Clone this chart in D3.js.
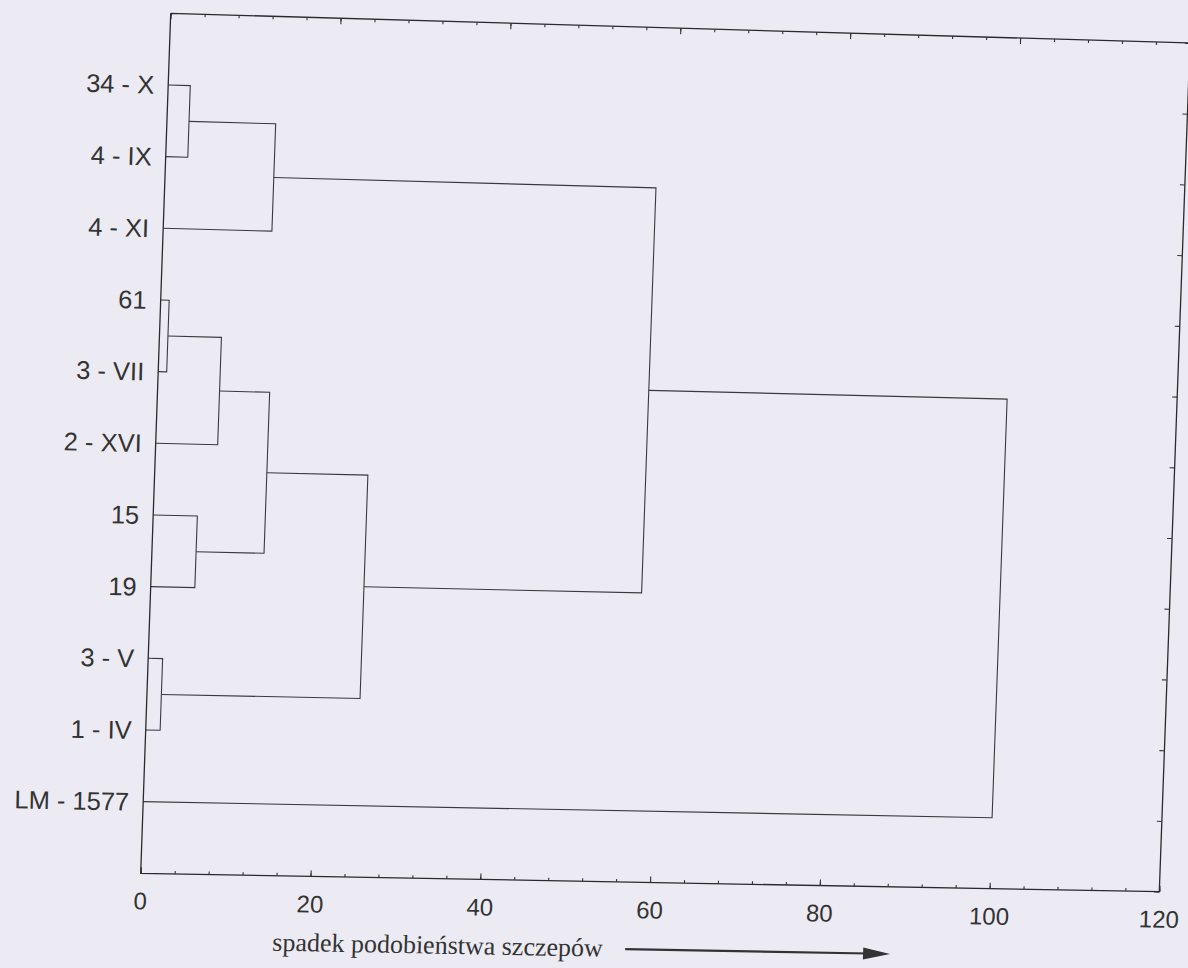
<!DOCTYPE html>
<html>
<head>
<meta charset="utf-8">
<script src="https://cdnjs.cloudflare.com/ajax/libs/d3/7.8.5/d3.min.js"></script>
<style>
  body { margin: 0; background: #ecebf4; }
  svg { display: block; }
</style>
</head>
<body>
<svg width="1188" height="968"></svg>
<script>
// leaves, top to bottom
var leaves = ["34 - X", "4 - IX", "4 - XI", "61", "3 - VII", "2 - XVI", "15", "19", "3 - V", "1 - IV", "LM - 1577"];

// merges: [child a, child b, height]; leaves are 0..10, new clusters 11, 12, ...
var mergeA = [0, 11, 3, 13, 6, 14, 8, 16, 12, 19];
var mergeB = [1, 2, 4, 5, 7, 15, 9, 17, 18, 10];
var mergeHeight = [2.6, 12.8, 1.0, 7.3, 5.2, 13.2, 1.7, 25.1, 57.8, 100];

var majorTicks = [0, 20, 40, 60, 80, 100, 120];
var axisTitle = "spadek podobieństwa szczepów";

var svg = d3.select("svg"),
    W = 1019,
    H = 860;

// the scanned page is a bit skewed, corners of the plot frame on the page
var TL = [170.7, 13.3], TR = [1190, 43], BR = [1159.3, 891.7], BL = [140.7, 873.3];

var warp = function(px, py) {
    var u = px / W, v = py / H;
    return [
        (1-u)*(1-v)*TL[0] + u*(1-v)*TR[0] + u*v*BR[0] + (1-u)*v*BL[0],
        (1-u)*(1-v)*TL[1] + u*(1-v)*TR[1] + u*v*BR[1] + (1-u)*v*BL[1]
    ];
}

var edgeMatrix = function(origin, xEnd, yEnd) {
    // affine matrix with x along origin->xEnd, y along origin->yEnd
    return "matrix(" + [(xEnd[0]-origin[0])/W, (xEnd[1]-origin[1])/W,
        (yEnd[0]-origin[0])/H, (yEnd[1]-origin[1])/H, origin[0], origin[1]].join(",") + ")";
}

var x = d3.scaleLinear().domain([0, 120]).range([0, W]);
var y = d3.scaleLinear().domain([0, 12]).range([0, H]);

svg.append("rect")
    .attr("width", 1188)
    .attr("height", 968)
    .attr("fill", "#ecebf4");

var line = d3.line()
    .x(function(d) { var p = warp(d[0], d[1]); return p[0]; })
    .y(function(d) { var p = warp(d[0], d[1]); return p[1]; });

// nodes: position (leaf index) and height
var nodes = [];
for (var i = 0; i < leaves.length; i++) {
    nodes.push({pos: i + 1, h: 0});
}
for (var j = 0; j < mergeA.length; j++) {
    var a = nodes[mergeA[j]], b = nodes[mergeB[j]];
    nodes.push({pos: (a.pos + b.pos) / 2, h: mergeHeight[j], a: a, b: b});
}

var links = nodes.filter(function(d) { return d.a; });

svg.append("g")
    .attr("class", "tree")
    .selectAll("path")
    .data(links)
    .enter().append("path")
    .attr("fill", "none")
    .attr("stroke", "#3a3a3a")
    .attr("stroke-width", 1.1)
    .attr("d", function(d) {
        return line([
            [x(d.a.h), y(d.a.pos)],
            [x(d.h), y(d.a.pos)],
            [x(d.h), y(d.b.pos)],
            [x(d.b.h), y(d.b.pos)]
        ]);
    });

// frame
svg.append("path")
    .attr("fill", "none")
    .attr("stroke", "#2a2a2a")
    .attr("stroke-width", 1.3)
    .attr("d", line([[0, 0], [W, 0], [W, H], [0, H], [0, 0]]));

// leaf labels
svg.append("g")
    .selectAll("text")
    .data(leaves)
    .enter().append("text")
    .attr("transform", function(d, i) {
        var p = warp(-14, y(i + 1));
        var q = warp(0, y(i + 1));
        var ang = Math.atan2(q[1] - p[1], q[0] - p[0]) * 180 / Math.PI;
        return "translate(" + p[0] + "," + p[1] + ") rotate(" + ang + ")";
    })
    .attr("text-anchor", "end")
    .attr("dy", "0.36em")
    .attr("font-family", "Liberation Sans, Arial, sans-serif")
    .attr("font-size", 25.5)
    .attr("fill", "#333")
    .text(function(d) { return d; });

var styleAxis = function(g) {
    g.select(".domain").remove();
    g.selectAll(".tick line").attr("stroke", "#333").attr("stroke-width", 1.1);
}

var minorTicks = d3.range(0, 121, 4);

// bottom axis
var bottomAxis = svg.append("g").attr("transform", edgeMatrix(BL, BR, [2*BL[0]-TL[0], 2*BL[1]-TL[1]]));
bottomAxis.append("g")
    .call(d3.axisBottom(x).tickValues(minorTicks).tickSizeInner(-3).tickFormat(""))
    .call(styleAxis);
bottomAxis.append("g")
    .call(d3.axisBottom(x).tickValues(majorTicks).tickSizeInner(-6).tickPadding(19).tickFormat(d3.format("d")))
    .call(styleAxis)
    .selectAll("text")
    .attr("font-family", "Liberation Sans, Arial, sans-serif")
    .attr("font-size", 24)
    .attr("fill", "#333");

bottomAxis.append("text")
    .attr("x", 134)
    .attr("y", 75)
    .attr("font-family", "Liberation Serif, Times New Roman, serif")
    .attr("font-size", 26)
    .attr("fill", "#333")
    .text(axisTitle);

// arrow after the title
bottomAxis.append("line")
    .attr("x1", 487)
    .attr("y1", 67)
    .attr("x2", 730)
    .attr("y2", 67)
    .attr("stroke", "#333")
    .attr("stroke-width", 2.2);
bottomAxis.append("path")
    .attr("d", "M725,61L752,67L725,73Z")
    .attr("fill", "#333");

// top axis, ticks pointing down
var topAxis = svg.append("g").attr("transform", edgeMatrix(TL, TR, BL));
topAxis.append("g")
    .call(d3.axisTop(x).tickValues(minorTicks).tickSizeInner(-3).tickFormat(""))
    .call(styleAxis);
topAxis.append("g")
    .call(d3.axisTop(x).tickValues(majorTicks).tickSizeInner(-6).tickFormat(""))
    .call(styleAxis);

// right axis, ticks pointing left
var rightAxis = svg.append("g").attr("transform", edgeMatrix(TR, [2*TR[0]-TL[0], 2*TR[1]-TL[1]], BR));
rightAxis.append("g")
    .call(d3.axisRight(y).tickValues(d3.range(0, 13)).tickSizeInner(-5).tickFormat(""))
    .call(styleAxis);
</script>
</body>
</html>
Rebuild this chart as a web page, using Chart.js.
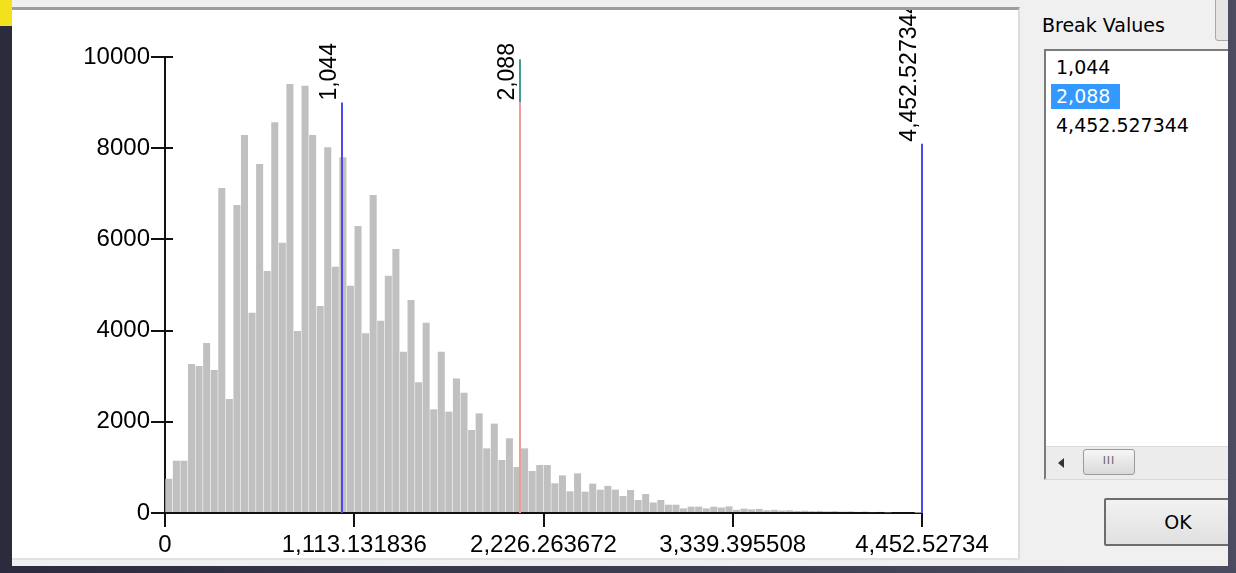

##############################

> _REQUIREMENTS_:
Quote the records in their entirety, keeping the wording exact and excluding pictures.

> _SOLUTION TO THE PROBLEM_:
Clone this chart in D3.js.
<!DOCTYPE html>
<html>
<head>
<meta charset="utf-8">
<script src="https://cdnjs.cloudflare.com/ajax/libs/d3/7.8.5/d3.min.js"></script>
<style>
  body { margin: 0; background: #ecebf4; }
  svg { display: block; }
</style>
</head>
<body>
<svg width="1188" height="968"></svg>
<script>
// leaves, top to bottom
var leaves = ["34 - X", "4 - IX", "4 - XI", "61", "3 - VII", "2 - XVI", "15", "19", "3 - V", "1 - IV", "LM - 1577"];

// merges: [child a, child b, height]; leaves are 0..10, new clusters 11, 12, ...
var mergeA = [0, 11, 3, 13, 6, 14, 8, 16, 12, 19];
var mergeB = [1, 2, 4, 5, 7, 15, 9, 17, 18, 10];
var mergeHeight = [2.6, 12.8, 1.0, 7.3, 5.2, 13.2, 1.7, 25.1, 57.8, 100];

var majorTicks = [0, 20, 40, 60, 80, 100, 120];
var axisTitle = "spadek podobieństwa szczepów";

var svg = d3.select("svg"),
    W = 1019,
    H = 860;

// the scanned page is a bit skewed, corners of the plot frame on the page
var TL = [170.7, 13.3], TR = [1190, 43], BR = [1159.3, 891.7], BL = [140.7, 873.3];

var warp = function(px, py) {
    var u = px / W, v = py / H;
    return [
        (1-u)*(1-v)*TL[0] + u*(1-v)*TR[0] + u*v*BR[0] + (1-u)*v*BL[0],
        (1-u)*(1-v)*TL[1] + u*(1-v)*TR[1] + u*v*BR[1] + (1-u)*v*BL[1]
    ];
}

var edgeMatrix = function(origin, xEnd, yEnd) {
    // affine matrix with x along origin->xEnd, y along origin->yEnd
    return "matrix(" + [(xEnd[0]-origin[0])/W, (xEnd[1]-origin[1])/W,
        (yEnd[0]-origin[0])/H, (yEnd[1]-origin[1])/H, origin[0], origin[1]].join(",") + ")";
}

var x = d3.scaleLinear().domain([0, 120]).range([0, W]);
var y = d3.scaleLinear().domain([0, 12]).range([0, H]);

svg.append("rect")
    .attr("width", 1188)
    .attr("height", 968)
    .attr("fill", "#ecebf4");

var line = d3.line()
    .x(function(d) { var p = warp(d[0], d[1]); return p[0]; })
    .y(function(d) { var p = warp(d[0], d[1]); return p[1]; });

// nodes: position (leaf index) and height
var nodes = [];
for (var i = 0; i < leaves.length; i++) {
    nodes.push({pos: i + 1, h: 0});
}
for (var j = 0; j < mergeA.length; j++) {
    var a = nodes[mergeA[j]], b = nodes[mergeB[j]];
    nodes.push({pos: (a.pos + b.pos) / 2, h: mergeHeight[j], a: a, b: b});
}

var links = nodes.filter(function(d) { return d.a; });

svg.append("g")
    .attr("class", "tree")
    .selectAll("path")
    .data(links)
    .enter().append("path")
    .attr("fill", "none")
    .attr("stroke", "#3a3a3a")
    .attr("stroke-width", 1.1)
    .attr("d", function(d) {
        return line([
            [x(d.a.h), y(d.a.pos)],
            [x(d.h), y(d.a.pos)],
            [x(d.h), y(d.b.pos)],
            [x(d.b.h), y(d.b.pos)]
        ]);
    });

// frame
svg.append("path")
    .attr("fill", "none")
    .attr("stroke", "#2a2a2a")
    .attr("stroke-width", 1.3)
    .attr("d", line([[0, 0], [W, 0], [W, H], [0, H], [0, 0]]));

// leaf labels
svg.append("g")
    .selectAll("text")
    .data(leaves)
    .enter().append("text")
    .attr("transform", function(d, i) {
        var p = warp(-14, y(i + 1));
        var q = warp(0, y(i + 1));
        var ang = Math.atan2(q[1] - p[1], q[0] - p[0]) * 180 / Math.PI;
        return "translate(" + p[0] + "," + p[1] + ") rotate(" + ang + ")";
    })
    .attr("text-anchor", "end")
    .attr("dy", "0.36em")
    .attr("font-family", "Liberation Sans, Arial, sans-serif")
    .attr("font-size", 25.5)
    .attr("fill", "#333")
    .text(function(d) { return d; });

var styleAxis = function(g) {
    g.select(".domain").remove();
    g.selectAll(".tick line").attr("stroke", "#333").attr("stroke-width", 1.1);
}

var minorTicks = d3.range(0, 121, 4);

// bottom axis
var bottomAxis = svg.append("g").attr("transform", edgeMatrix(BL, BR, [2*BL[0]-TL[0], 2*BL[1]-TL[1]]));
bottomAxis.append("g")
    .call(d3.axisBottom(x).tickValues(minorTicks).tickSizeInner(-3).tickFormat(""))
    .call(styleAxis);
bottomAxis.append("g")
    .call(d3.axisBottom(x).tickValues(majorTicks).tickSizeInner(-6).tickPadding(19).tickFormat(d3.format("d")))
    .call(styleAxis)
    .selectAll("text")
    .attr("font-family", "Liberation Sans, Arial, sans-serif")
    .attr("font-size", 24)
    .attr("fill", "#333");

bottomAxis.append("text")
    .attr("x", 134)
    .attr("y", 75)
    .attr("font-family", "Liberation Serif, Times New Roman, serif")
    .attr("font-size", 26)
    .attr("fill", "#333")
    .text(axisTitle);

// arrow after the title
bottomAxis.append("line")
    .attr("x1", 487)
    .attr("y1", 67)
    .attr("x2", 730)
    .attr("y2", 67)
    .attr("stroke", "#333")
    .attr("stroke-width", 2.2);
bottomAxis.append("path")
    .attr("d", "M725,61L752,67L725,73Z")
    .attr("fill", "#333");

// top axis, ticks pointing down
var topAxis = svg.append("g").attr("transform", edgeMatrix(TL, TR, BL));
topAxis.append("g")
    .call(d3.axisTop(x).tickValues(minorTicks).tickSizeInner(-3).tickFormat(""))
    .call(styleAxis);
topAxis.append("g")
    .call(d3.axisTop(x).tickValues(majorTicks).tickSizeInner(-6).tickFormat(""))
    .call(styleAxis);

// right axis, ticks pointing left
var rightAxis = svg.append("g").attr("transform", edgeMatrix(TR, [2*TR[0]-TL[0], 2*TR[1]-TL[1]], BR));
rightAxis.append("g")
    .call(d3.axisRight(y).tickValues(d3.range(0, 13)).tickSizeInner(-5).tickFormat(""))
    .call(styleAxis);
</script>
</body>
</html>
Rebuild this chart as a web page, using Chart.js.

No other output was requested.